» Problem requirements: Omit every picture and return the rest of the data unaltered.

Records from a dataset
#####

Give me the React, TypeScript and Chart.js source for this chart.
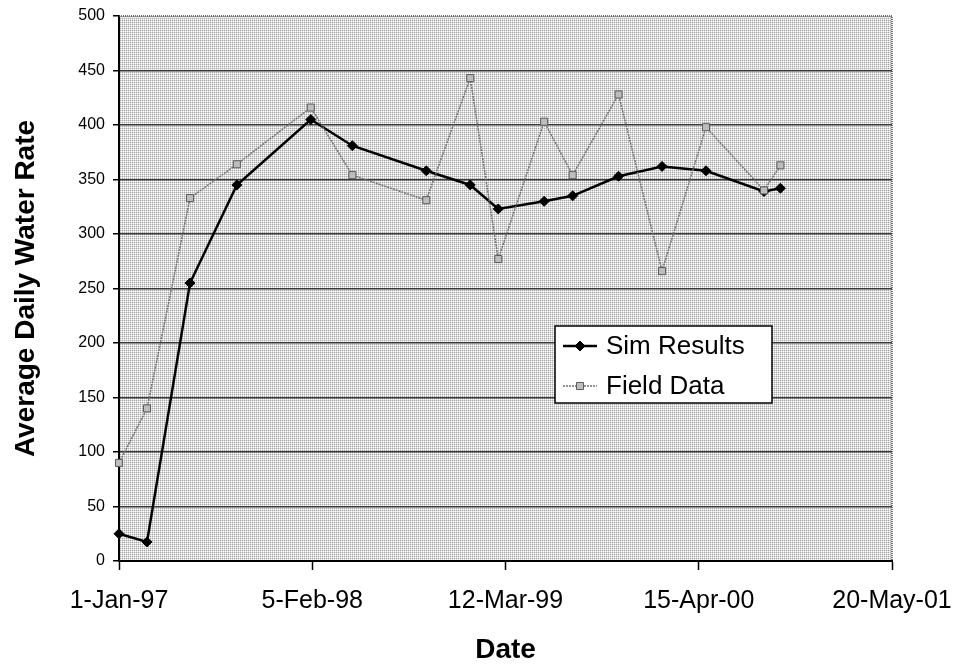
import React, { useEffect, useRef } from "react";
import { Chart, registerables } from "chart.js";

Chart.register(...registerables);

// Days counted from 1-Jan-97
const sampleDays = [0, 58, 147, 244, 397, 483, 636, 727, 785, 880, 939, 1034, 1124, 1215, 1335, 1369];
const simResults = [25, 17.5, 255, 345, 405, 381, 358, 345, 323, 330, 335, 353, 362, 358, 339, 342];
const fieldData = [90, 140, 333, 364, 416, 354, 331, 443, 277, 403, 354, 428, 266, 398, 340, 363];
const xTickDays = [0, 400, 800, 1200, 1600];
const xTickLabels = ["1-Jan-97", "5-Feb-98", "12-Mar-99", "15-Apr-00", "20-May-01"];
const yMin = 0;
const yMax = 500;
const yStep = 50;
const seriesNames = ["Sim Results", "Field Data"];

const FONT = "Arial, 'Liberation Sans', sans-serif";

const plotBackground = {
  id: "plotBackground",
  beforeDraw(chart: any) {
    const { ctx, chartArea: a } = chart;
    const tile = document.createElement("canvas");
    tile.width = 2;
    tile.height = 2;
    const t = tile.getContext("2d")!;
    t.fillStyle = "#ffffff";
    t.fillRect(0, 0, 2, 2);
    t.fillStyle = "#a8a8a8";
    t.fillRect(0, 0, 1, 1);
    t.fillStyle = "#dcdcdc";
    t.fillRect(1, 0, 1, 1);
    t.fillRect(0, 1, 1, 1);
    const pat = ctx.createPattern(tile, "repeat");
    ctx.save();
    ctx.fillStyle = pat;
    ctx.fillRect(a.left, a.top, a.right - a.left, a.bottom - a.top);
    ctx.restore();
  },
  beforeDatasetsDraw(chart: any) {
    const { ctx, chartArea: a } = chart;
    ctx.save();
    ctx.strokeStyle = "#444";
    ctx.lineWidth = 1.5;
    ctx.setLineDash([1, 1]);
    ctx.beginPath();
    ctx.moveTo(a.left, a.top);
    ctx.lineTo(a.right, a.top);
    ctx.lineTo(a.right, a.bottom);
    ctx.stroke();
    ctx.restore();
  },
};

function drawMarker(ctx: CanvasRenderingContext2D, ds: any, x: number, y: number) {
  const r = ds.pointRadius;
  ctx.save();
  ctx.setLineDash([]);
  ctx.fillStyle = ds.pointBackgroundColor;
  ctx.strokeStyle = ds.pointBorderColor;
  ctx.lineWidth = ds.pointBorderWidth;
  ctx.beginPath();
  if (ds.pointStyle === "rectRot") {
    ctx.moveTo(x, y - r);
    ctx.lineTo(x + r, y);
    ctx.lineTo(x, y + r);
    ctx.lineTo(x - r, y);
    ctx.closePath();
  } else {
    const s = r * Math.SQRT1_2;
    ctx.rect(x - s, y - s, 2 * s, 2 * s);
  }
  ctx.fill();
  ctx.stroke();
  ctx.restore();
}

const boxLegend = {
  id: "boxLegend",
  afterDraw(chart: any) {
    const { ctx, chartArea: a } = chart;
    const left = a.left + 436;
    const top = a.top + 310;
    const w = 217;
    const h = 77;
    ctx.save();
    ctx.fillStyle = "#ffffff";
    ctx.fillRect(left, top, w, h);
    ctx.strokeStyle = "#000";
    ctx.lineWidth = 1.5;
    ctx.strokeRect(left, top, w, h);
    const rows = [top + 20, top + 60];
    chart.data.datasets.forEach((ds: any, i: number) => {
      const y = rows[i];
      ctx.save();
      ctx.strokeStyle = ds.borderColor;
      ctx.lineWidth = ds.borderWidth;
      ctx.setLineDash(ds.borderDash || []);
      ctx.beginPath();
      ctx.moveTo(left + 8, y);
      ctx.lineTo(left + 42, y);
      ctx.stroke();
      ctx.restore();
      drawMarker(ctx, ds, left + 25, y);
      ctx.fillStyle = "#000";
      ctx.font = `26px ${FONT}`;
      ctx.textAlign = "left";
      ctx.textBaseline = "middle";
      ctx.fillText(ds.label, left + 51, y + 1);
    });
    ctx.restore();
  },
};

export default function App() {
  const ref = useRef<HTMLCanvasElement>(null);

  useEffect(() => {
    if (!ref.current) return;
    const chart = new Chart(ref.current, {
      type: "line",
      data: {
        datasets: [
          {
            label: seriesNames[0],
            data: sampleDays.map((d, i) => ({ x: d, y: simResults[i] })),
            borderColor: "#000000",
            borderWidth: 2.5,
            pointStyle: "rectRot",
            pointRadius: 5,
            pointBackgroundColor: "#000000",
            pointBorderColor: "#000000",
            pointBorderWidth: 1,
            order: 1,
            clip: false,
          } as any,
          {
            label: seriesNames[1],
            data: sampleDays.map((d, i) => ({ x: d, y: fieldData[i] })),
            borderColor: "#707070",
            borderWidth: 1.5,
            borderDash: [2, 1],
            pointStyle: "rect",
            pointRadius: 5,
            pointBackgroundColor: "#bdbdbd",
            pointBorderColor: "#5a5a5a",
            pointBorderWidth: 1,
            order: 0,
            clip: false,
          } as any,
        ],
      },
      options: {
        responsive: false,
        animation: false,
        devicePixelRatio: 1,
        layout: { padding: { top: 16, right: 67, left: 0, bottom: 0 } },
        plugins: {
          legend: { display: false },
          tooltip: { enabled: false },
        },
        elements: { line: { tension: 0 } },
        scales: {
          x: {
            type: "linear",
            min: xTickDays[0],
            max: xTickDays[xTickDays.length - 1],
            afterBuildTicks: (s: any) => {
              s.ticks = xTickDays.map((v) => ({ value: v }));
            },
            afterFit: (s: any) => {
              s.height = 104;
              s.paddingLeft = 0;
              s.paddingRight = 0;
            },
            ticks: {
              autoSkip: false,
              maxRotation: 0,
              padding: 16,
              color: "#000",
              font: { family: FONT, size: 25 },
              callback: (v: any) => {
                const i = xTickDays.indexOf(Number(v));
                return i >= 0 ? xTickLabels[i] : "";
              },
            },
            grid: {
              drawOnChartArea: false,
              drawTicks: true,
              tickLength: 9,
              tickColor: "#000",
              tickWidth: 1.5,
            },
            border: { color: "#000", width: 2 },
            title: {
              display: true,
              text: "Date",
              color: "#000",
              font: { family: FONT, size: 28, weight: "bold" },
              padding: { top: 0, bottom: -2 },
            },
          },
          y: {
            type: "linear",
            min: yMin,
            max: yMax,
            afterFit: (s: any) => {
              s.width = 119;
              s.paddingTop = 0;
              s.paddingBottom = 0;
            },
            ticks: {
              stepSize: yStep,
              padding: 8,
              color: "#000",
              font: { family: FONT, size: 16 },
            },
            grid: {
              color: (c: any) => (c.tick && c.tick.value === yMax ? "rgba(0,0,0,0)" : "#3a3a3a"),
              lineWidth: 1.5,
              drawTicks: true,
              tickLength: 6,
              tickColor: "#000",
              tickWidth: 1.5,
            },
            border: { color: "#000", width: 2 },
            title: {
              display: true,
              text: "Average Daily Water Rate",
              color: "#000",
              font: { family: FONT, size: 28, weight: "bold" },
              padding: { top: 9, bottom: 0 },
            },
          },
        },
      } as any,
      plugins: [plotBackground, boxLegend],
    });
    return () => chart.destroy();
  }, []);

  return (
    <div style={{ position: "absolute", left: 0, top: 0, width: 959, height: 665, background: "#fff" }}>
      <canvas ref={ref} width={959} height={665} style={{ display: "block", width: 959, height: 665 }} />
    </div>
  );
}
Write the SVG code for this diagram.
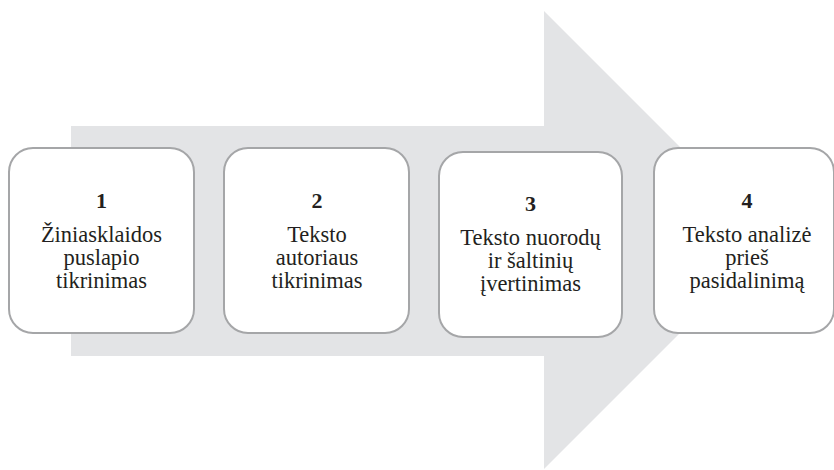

#####

» Reply:
Give me the React, TypeScript and Chart.js source for this chart.
import React, { useEffect, useRef } from "react";
import { Chart, registerables } from "chart.js";

Chart.register(...registerables);

// Days counted from 1-Jan-97
const sampleDays = [0, 58, 147, 244, 397, 483, 636, 727, 785, 880, 939, 1034, 1124, 1215, 1335, 1369];
const simResults = [25, 17.5, 255, 345, 405, 381, 358, 345, 323, 330, 335, 353, 362, 358, 339, 342];
const fieldData = [90, 140, 333, 364, 416, 354, 331, 443, 277, 403, 354, 428, 266, 398, 340, 363];
const xTickDays = [0, 400, 800, 1200, 1600];
const xTickLabels = ["1-Jan-97", "5-Feb-98", "12-Mar-99", "15-Apr-00", "20-May-01"];
const yMin = 0;
const yMax = 500;
const yStep = 50;
const seriesNames = ["Sim Results", "Field Data"];

const FONT = "Arial, 'Liberation Sans', sans-serif";

const plotBackground = {
  id: "plotBackground",
  beforeDraw(chart: any) {
    const { ctx, chartArea: a } = chart;
    const tile = document.createElement("canvas");
    tile.width = 2;
    tile.height = 2;
    const t = tile.getContext("2d")!;
    t.fillStyle = "#ffffff";
    t.fillRect(0, 0, 2, 2);
    t.fillStyle = "#a8a8a8";
    t.fillRect(0, 0, 1, 1);
    t.fillStyle = "#dcdcdc";
    t.fillRect(1, 0, 1, 1);
    t.fillRect(0, 1, 1, 1);
    const pat = ctx.createPattern(tile, "repeat");
    ctx.save();
    ctx.fillStyle = pat;
    ctx.fillRect(a.left, a.top, a.right - a.left, a.bottom - a.top);
    ctx.restore();
  },
  beforeDatasetsDraw(chart: any) {
    const { ctx, chartArea: a } = chart;
    ctx.save();
    ctx.strokeStyle = "#444";
    ctx.lineWidth = 1.5;
    ctx.setLineDash([1, 1]);
    ctx.beginPath();
    ctx.moveTo(a.left, a.top);
    ctx.lineTo(a.right, a.top);
    ctx.lineTo(a.right, a.bottom);
    ctx.stroke();
    ctx.restore();
  },
};

function drawMarker(ctx: CanvasRenderingContext2D, ds: any, x: number, y: number) {
  const r = ds.pointRadius;
  ctx.save();
  ctx.setLineDash([]);
  ctx.fillStyle = ds.pointBackgroundColor;
  ctx.strokeStyle = ds.pointBorderColor;
  ctx.lineWidth = ds.pointBorderWidth;
  ctx.beginPath();
  if (ds.pointStyle === "rectRot") {
    ctx.moveTo(x, y - r);
    ctx.lineTo(x + r, y);
    ctx.lineTo(x, y + r);
    ctx.lineTo(x - r, y);
    ctx.closePath();
  } else {
    const s = r * Math.SQRT1_2;
    ctx.rect(x - s, y - s, 2 * s, 2 * s);
  }
  ctx.fill();
  ctx.stroke();
  ctx.restore();
}

const boxLegend = {
  id: "boxLegend",
  afterDraw(chart: any) {
    const { ctx, chartArea: a } = chart;
    const left = a.left + 436;
    const top = a.top + 310;
    const w = 217;
    const h = 77;
    ctx.save();
    ctx.fillStyle = "#ffffff";
    ctx.fillRect(left, top, w, h);
    ctx.strokeStyle = "#000";
    ctx.lineWidth = 1.5;
    ctx.strokeRect(left, top, w, h);
    const rows = [top + 20, top + 60];
    chart.data.datasets.forEach((ds: any, i: number) => {
      const y = rows[i];
      ctx.save();
      ctx.strokeStyle = ds.borderColor;
      ctx.lineWidth = ds.borderWidth;
      ctx.setLineDash(ds.borderDash || []);
      ctx.beginPath();
      ctx.moveTo(left + 8, y);
      ctx.lineTo(left + 42, y);
      ctx.stroke();
      ctx.restore();
      drawMarker(ctx, ds, left + 25, y);
      ctx.fillStyle = "#000";
      ctx.font = `26px ${FONT}`;
      ctx.textAlign = "left";
      ctx.textBaseline = "middle";
      ctx.fillText(ds.label, left + 51, y + 1);
    });
    ctx.restore();
  },
};

export default function App() {
  const ref = useRef<HTMLCanvasElement>(null);

  useEffect(() => {
    if (!ref.current) return;
    const chart = new Chart(ref.current, {
      type: "line",
      data: {
        datasets: [
          {
            label: seriesNames[0],
            data: sampleDays.map((d, i) => ({ x: d, y: simResults[i] })),
            borderColor: "#000000",
            borderWidth: 2.5,
            pointStyle: "rectRot",
            pointRadius: 5,
            pointBackgroundColor: "#000000",
            pointBorderColor: "#000000",
            pointBorderWidth: 1,
            order: 1,
            clip: false,
          } as any,
          {
            label: seriesNames[1],
            data: sampleDays.map((d, i) => ({ x: d, y: fieldData[i] })),
            borderColor: "#707070",
            borderWidth: 1.5,
            borderDash: [2, 1],
            pointStyle: "rect",
            pointRadius: 5,
            pointBackgroundColor: "#bdbdbd",
            pointBorderColor: "#5a5a5a",
            pointBorderWidth: 1,
            order: 0,
            clip: false,
          } as any,
        ],
      },
      options: {
        responsive: false,
        animation: false,
        devicePixelRatio: 1,
        layout: { padding: { top: 16, right: 67, left: 0, bottom: 0 } },
        plugins: {
          legend: { display: false },
          tooltip: { enabled: false },
        },
        elements: { line: { tension: 0 } },
        scales: {
          x: {
            type: "linear",
            min: xTickDays[0],
            max: xTickDays[xTickDays.length - 1],
            afterBuildTicks: (s: any) => {
              s.ticks = xTickDays.map((v) => ({ value: v }));
            },
            afterFit: (s: any) => {
              s.height = 104;
              s.paddingLeft = 0;
              s.paddingRight = 0;
            },
            ticks: {
              autoSkip: false,
              maxRotation: 0,
              padding: 16,
              color: "#000",
              font: { family: FONT, size: 25 },
              callback: (v: any) => {
                const i = xTickDays.indexOf(Number(v));
                return i >= 0 ? xTickLabels[i] : "";
              },
            },
            grid: {
              drawOnChartArea: false,
              drawTicks: true,
              tickLength: 9,
              tickColor: "#000",
              tickWidth: 1.5,
            },
            border: { color: "#000", width: 2 },
            title: {
              display: true,
              text: "Date",
              color: "#000",
              font: { family: FONT, size: 28, weight: "bold" },
              padding: { top: 0, bottom: -2 },
            },
          },
          y: {
            type: "linear",
            min: yMin,
            max: yMax,
            afterFit: (s: any) => {
              s.width = 119;
              s.paddingTop = 0;
              s.paddingBottom = 0;
            },
            ticks: {
              stepSize: yStep,
              padding: 8,
              color: "#000",
              font: { family: FONT, size: 16 },
            },
            grid: {
              color: (c: any) => (c.tick && c.tick.value === yMax ? "rgba(0,0,0,0)" : "#3a3a3a"),
              lineWidth: 1.5,
              drawTicks: true,
              tickLength: 6,
              tickColor: "#000",
              tickWidth: 1.5,
            },
            border: { color: "#000", width: 2 },
            title: {
              display: true,
              text: "Average Daily Water Rate",
              color: "#000",
              font: { family: FONT, size: 28, weight: "bold" },
              padding: { top: 9, bottom: 0 },
            },
          },
        },
      } as any,
      plugins: [plotBackground, boxLegend],
    });
    return () => chart.destroy();
  }, []);

  return (
    <div style={{ position: "absolute", left: 0, top: 0, width: 959, height: 665, background: "#fff" }}>
      <canvas ref={ref} width={959} height={665} style={{ display: "block", width: 959, height: 665 }} />
    </div>
  );
}
Write the SVG code for this diagram.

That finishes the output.